Washington, D.C. - Filmmakers Alice and Lincoln Day interviewed Lester Brown, a leading environmentalist and president and founder of Earth Policy Institute. During his interview, Brown noted that the war in Iraq and the fight against terrorism have diverted public attention from pressing environmental threats.
“Terrorism is a threat, no question about it, but it's not nearly as serious as spreading shortages of water sources, it's not anywhere near as serious as the threat posed by climate change or that from population growth. So we need to try to get things back in focus – it's as though the lens got out of focus, and we can't sort of get it back in focus now.”
- Lester Brown
Brown also argued that the earth cannot sustain the economic and population
growth of the last fifty years, a period that has witnessed a nearly three-fold
increase in world population. Unless growth rates are stabilized, our civilization will cross environmental thresholds and the global economy will collapse.
Brown insisted, however, that our society has the resources, technology, and
knowledge to build a sustainable future. Drawing on research for his upcoming book “Plan B, 3.0,” Brown proposed a global budget to stabilize population and restore the earth. The latter would require investing in reforestation, creating marine reserves, and increasing water use efficiency. Brown estimates the annual cost of the Plan B budget to be $161 billion – approximately one third of the annual US military budget.
“If you ask the question, objectively, could we reduce the US military budget by a third and shift those expenditures into eradicating poverty, stabilizing population, [and] earth restoration, I think it's clear, it's clear that we would do far more to ensure our future than if we just stay with a half a trillion dollars of US taxpayer money going to military purposes...

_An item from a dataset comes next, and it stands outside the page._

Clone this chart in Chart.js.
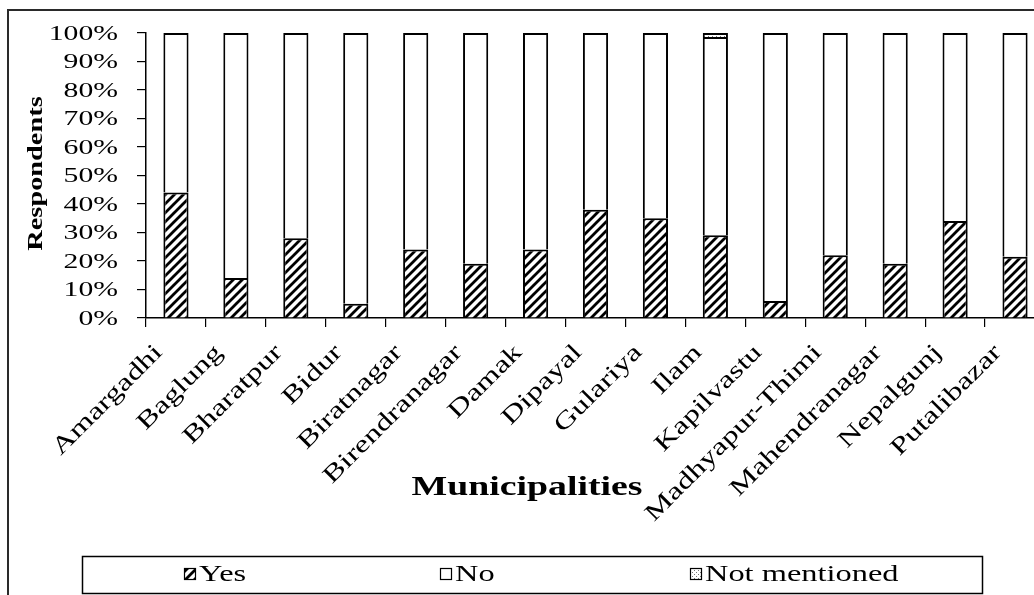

When people look at the questions of earth restoration, people say, ‘Can we afford that?’ That's not the question. The question is, ‘Can we afford not to do that?’ And the answer is certainly no. What we are talking about is protecting the economy's environmental support systems; if those support systems continue to disintegrate, the economy will eventually itself disintegrate. The economy does not exist in a vacuum, it is entirely dependent on the earth's natural systems and resources, and if we damage and destroy those systems and resources then the economy will eventually decline and one day collapse.”